Abdullah Hussein, 43, spent 11 months in the Ketziot military prison in southern Israel. He had five months left on his sentence for providing help to the Al Aqsa Martyrs’ Brigade, a militant group linked to Fatah.

“We are not satisfied with this deal. My brothers gave me a message for Abu Mazen that he should make the prisoners a top priority,” Hussein said. Abbas is widely known as Abu Mazen.

In Gaza, Ahmad Shaqoura, 24, said he had only 23 days left on a two-year term. “It means nothing,” said Shaqoura, a Fatah member.

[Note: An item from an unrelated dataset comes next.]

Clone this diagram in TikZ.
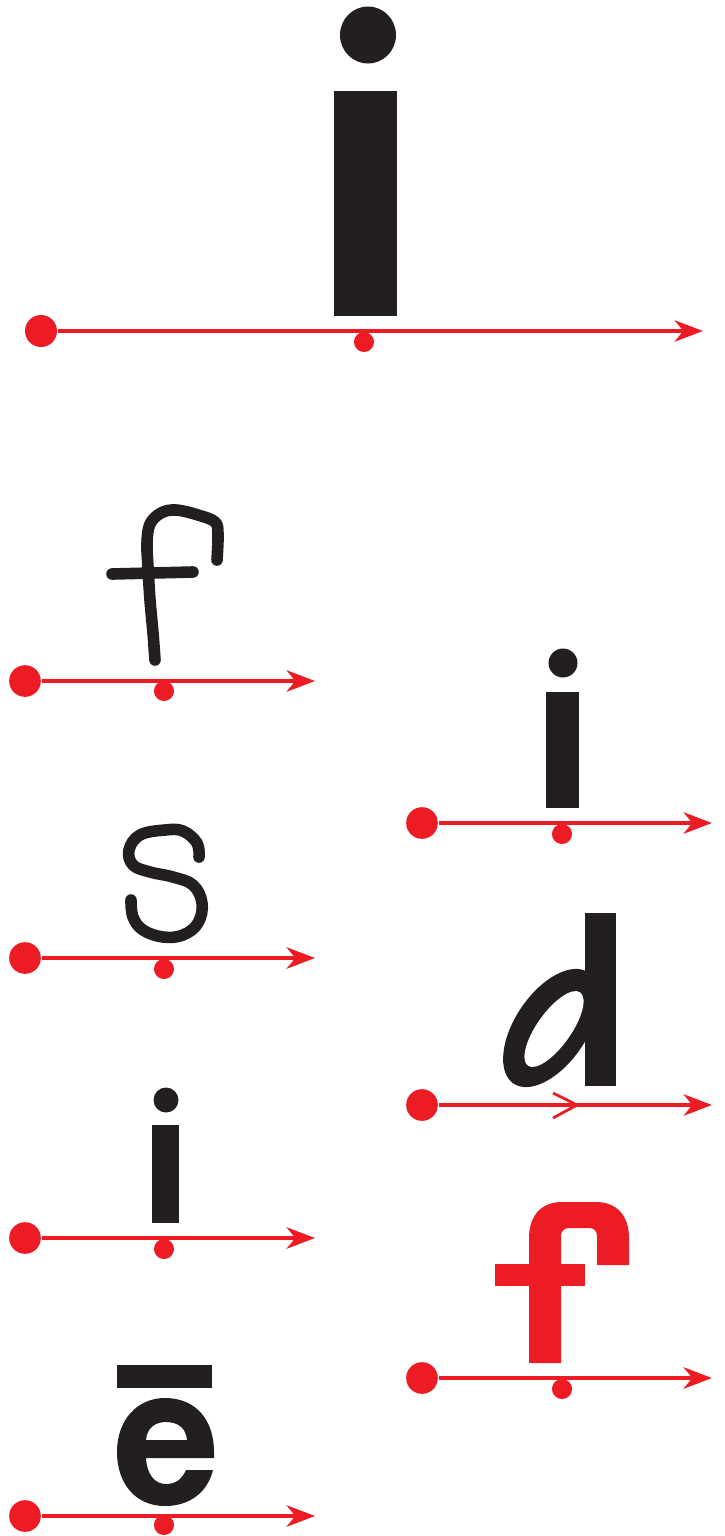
\documentclass[tikz,border=0pt]{standalone}
\usetikzlibrary{arrows.meta}
\definecolor{inkred}{HTML}{ED1C24}
\definecolor{ink}{HTML}{231F20}
\begin{document}
\begin{tikzpicture}[x=0.01cm,y=-0.01cm,
  baseline line/.style={draw=inkred, line width=1.4pt, -{Stealth[length=8pt,width=6pt,inset=2.4pt]}},
  startdot/.style={circle, fill=inkred, inner sep=0pt, minimum size=9pt},
  markdot/.style={circle, fill=inkred, inner sep=0pt, minimum size=5.7pt},
  glyph/.style={fill=ink},
  redglyph/.style={fill=inkred},
  pen/.style={draw=ink, line width=3.3pt, line cap=round, line join=round}]
\useasboundingbox (0,0) rectangle (724,1536);

% ---------- baselines ----------
% top
\node[startdot, minimum size=9.1pt] (s1) at (41,331) {};
\coordinate (e1) at (703,331);
\draw[baseline line] (s1) -- (e1);
\node[markdot] (m1) at (364,342) {};
% f (handwritten)
\node[startdot] (s2) at (25,681) {};
\coordinate (e2) at (315,681);
\draw[baseline line] (s2) -- (e2);
\node[markdot] (m2) at (164,691) {};
% s
\node[startdot] (s3) at (25,958) {};
\coordinate (e3) at (315,958);
\draw[baseline line] (s3) -- (e3);
\node[markdot] (m3) at (164,969) {};
% i left
\node[startdot] (s4) at (25,1238) {};
\coordinate (e4) at (315,1238);
\draw[baseline line] (s4) -- (e4);
\node[markdot] (m4) at (164,1249) {};
% e
\node[startdot] (s5) at (25,1516) {};
\coordinate (e5) at (315,1516);
\draw[baseline line] (s5) -- (e5);
\node[markdot] (m5) at (164,1525) {};
% i right
\node[startdot] (s6) at (422,823) {};
\coordinate (e6) at (712,823);
\draw[baseline line] (s6) -- (e6);
\node[markdot] (m6) at (562,834) {};
% d
\node[startdot] (s7) at (422,1105) {};
\coordinate (e7) at (712,1105);
\draw[baseline line] (s7) -- (e7);
\draw[inkred, line width=0.8pt] (553,1093) -- (577,1105) -- (553,1118);
% red f
\node[startdot] (s8) at (422,1378) {};
\coordinate (e8) at (712,1378);
\draw[baseline line] (s8) -- (e8);
\node[markdot] (m8) at (562,1389) {};

% ---------- glyphs ----------
% big i
\fill[glyph] (368,35) ellipse [x radius=28, y radius=28.5];
\fill[glyph] (334,91) rectangle (397,316);
% right i
\fill[glyph] (563,663) circle [radius=14.5];
\fill[glyph] (546,692) rectangle (579,808);
% left i
\fill[glyph] (166,1100) circle [radius=12.5];
\fill[glyph] (152,1125) rectangle (179,1223);
% handwritten f
\draw[pen] plot[smooth, tension=0.6] coordinates {(155,660) (153,633) (150,600) (148,567) (147,543) (150,524) (161,513) (176,510) (198,515) (215,522) (218,534) (217,560)};
\draw[pen] (112,574) -- (193,572);
% handwritten s
\draw[pen] plot[smooth, tension=0.65] coordinates {(199,857) (197,843) (183,831) (165,830) (140,835) (129,850) (133,865) (150,872) (173,877) (193,885) (202,903) (198,923) (183,935) (163,937) (143,930) (133,917) (131,900)};
% e with macron
\fill[glyph] (117,1365) rectangle (212,1388);
\fill[glyph, even odd rule]
  (214,1458) -- (146,1458) .. controls (147,1475) and (155,1484) .. (166,1484)
  .. controls (176,1484) and (182,1479) .. (186,1470) -- (213,1470)
  .. controls (207,1494) and (188,1506) .. (165,1506)
  .. controls (135,1506) and (117,1483) .. (117,1452)
  .. controls (117,1420) and (137,1398) .. (165,1398)
  .. controls (196,1398) and (214,1420) .. (214,1452) -- cycle
  (146,1440) -- (187,1440) .. controls (186,1428) and (178,1422) .. (166,1422)
  .. controls (155,1422) and (147,1428) .. (146,1440) -- cycle;
% d
\fill[glyph, rotate around={56:(551,1028)}] (551,1028) ellipse [x radius=67, y radius=36];
\fill[white, rotate around={54.5:(554,1029)}] (554,1029) ellipse [x radius=45, y radius=17];
\fill[glyph] (585,913) rectangle (616,1086);
% red f
\fill[redglyph] (529,1363) -- (529,1238) .. controls (529,1216) and (541,1202) .. (562,1202)
  -- (596,1202) .. controls (617,1202) and (629,1216) .. (629,1238) -- (629,1265)
  -- (597,1265) -- (597,1236) .. controls (597,1231) and (594,1228) .. (589,1228)
  -- (569,1228) .. controls (564,1228) and (561,1231) .. (561,1236) -- (561,1363) -- cycle;
\fill[redglyph] (495,1264) rectangle (585,1286);
\end{tikzpicture}
\end{document}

Zalman Shoval, an adviser to Prime Minister Ariel Sharon, said the prisoner release was a sign of Israel’s warming relations with Egypt, and the countries’ desire to coordinate a planned Israeli withdrawal from the Gaza Strip.

The pullout from Gaza and four West Bank settlements, set for next year, received a boost Sunday when residents of one small Gaza community reached an agreement with the government to leave their homes voluntarily in March. Troops will begin evacuating settlements in July.

Settler leaders reacted in anger to Sunday’s announcement that the Peat Sadeh settlement – home to 20 families – and another five families had agreed to move to a nearby Israeli community.

Peat Sadeh was the first settlement to reach such an agreement with the government, but Yonatan Bassi, who handles the compensation arrangements for the government, said he was negotiating with other settler families and communities.

In the West Bank city of Nablus, Israeli troops shot and killed Wael Riyahi, an Al Aqsa fugitive, the army said. Riyahi tried to drive off in his car with the approach of troops who fired at the tires, the army said. Riyahi, armed with a handgun, then tried to run over the soldiers, who shot and killed him, according to the military.